Similarly, the stablecoin landscape is facing a subtle but profound challenge. Circle’s USDC, with its compliance-first ethos, can freeze any address within 24 hours. In a world where the Fed is already tightening, a centralized stablecoin that mirrors traditional banking controls may serve as a gateway, but it also replicates the very fragility that DeFi was supposed to transcend. The Fed’s cautious stance underscores the value of truly decentralized alternatives. If the dollar becomes scarce and centralized stablecoins become tools of state policy, the call for censorship-resistant digital cash will only grow louder.

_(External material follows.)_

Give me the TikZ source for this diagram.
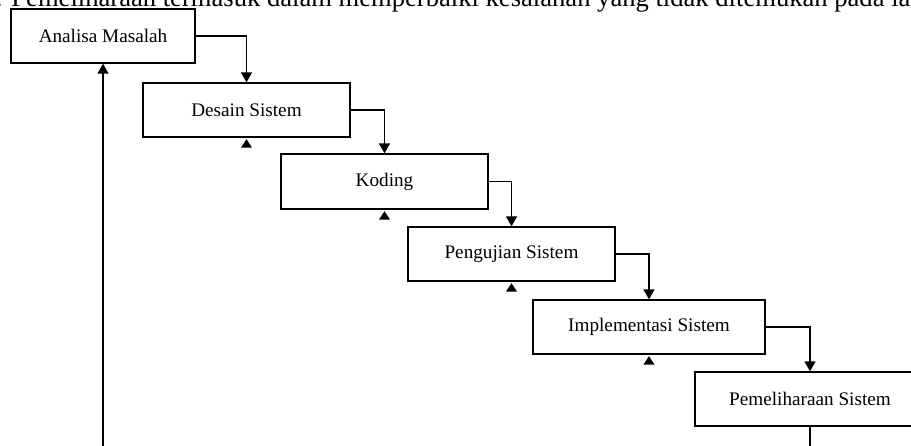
\documentclass[tikz,border=0pt]{standalone}
\usepackage{fontspec}
\setmainfont{Liberation Serif}
\usetikzlibrary{arrows.meta,calc}
\begin{document}
\begin{tikzpicture}[x=1pt,y=-1pt,
  stage/.style={draw=black,line width=1.3pt,minimum height=54pt,inner sep=0pt,
    font=\fontsize{19.2}{23}\selectfont},
  flow/.style={draw=black,line width=1.4pt,-{Triangle[width=11pt,length=10pt]}},
  plain/.style={draw=black,line width=1.4pt},
  backtip/.style={fill=black}
]
\useasboundingbox (0,0) rectangle (911,446);
\clip (0,0) rectangle (911,446);

% running text line above the figure
\node[anchor=base west,inner sep=0pt,font=\fontsize{26.6}{32}\selectfont] (intro) at (-4.3,7)
  {. Pemeliharaan termasuk dalam memperbaiki kesalahan yang tidak ditemukan pada la};

% waterfall stages
\node[stage,minimum width=184pt] (analisa) at (103,36) {Analisa Masalah};
\node[stage,minimum width=207pt] (desain) at (246.5,110) {Desain Sistem};
\node[stage,minimum width=207pt,minimum height=55pt] (koding) at (384.5,181.5) {Koding};
\node[stage,minimum width=207pt] (uji) at (511.5,254) {Pengujian Sistem};
\node[stage,minimum width=232pt] (impl) at (649,327) {Implementasi Sistem};
\node[stage,minimum width=230pt] (pelihara) at (810,399) {Pemeliharaan Sistem};

% forward flow
\draw[flow] (analisa.east) -| (desain.north);
\draw[flow] (desain.east) -| (koding.north);
\draw[flow] (koding.east) -| (uji.north);
\draw[flow] (uji.east) -| (impl.north);
\draw[flow] (impl.east) -| (pelihara.north);

% feedback loop back to the first stage
\coordinate (loopend) at (810,452);
\coordinate (loopstart) at (103,452);
\draw[plain] (pelihara.south) -- (loopend);
\draw[flow] (loopstart) -- (analisa.south);

% small upward tips below the middle stages
\foreach \s in {desain,koding,uji,impl}{
  \fill[backtip] ($(\s.south)+(0,1.5)$) -- ++(5.5,8.5) -- ++(-11,0) -- cycle;
}
\end{tikzpicture}
\end{document}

So what should a discerning observer make of this moment? The Fed is buying time. Williams’ forecast is a masterpiece of expectation management—a string of good intentions that may or may not align with reality. The risks of Middle East disruption, an AI investment cycle that could rekindle demand-side inflation, or a sudden spike in unemployment are all real. Each of these could shatter the slow-motion disinflation narrative. The market is betting on a smooth glide path. But geometry remembers what markets forget: the angle of descent often becomes steeper the closer you get to the ground.
For those building in crypto, the lesson is twofold. First, do not rely on macro tailwinds to prop up weak product-market fit. Build for a world of scarce liquidity and elevated real rates. Second, recognize that the Fed’s managed silence is not an invitation to complacency. It is a signal that the central bank is still in control, but its tools are blunt. The subtlety of a DAO’s voting mechanism or the elegance of a zero-knowledge proof may seem remote from interest rate decisions, but they are united by one principle: trust in code versus trust in authority.
We are living through a slow-motion test of that principle. The Fed’s path to 2% is a fragile promise. Crypto’s path to self-sufficiency is a fragile construction. Both are unfinished. The question is which one will break first—and whether the other can fill the void. DeFi breathes; don't suffocate it with expectations of instant relief. The breath is slow, but it is deep. And that depth will outlast any rate cycle.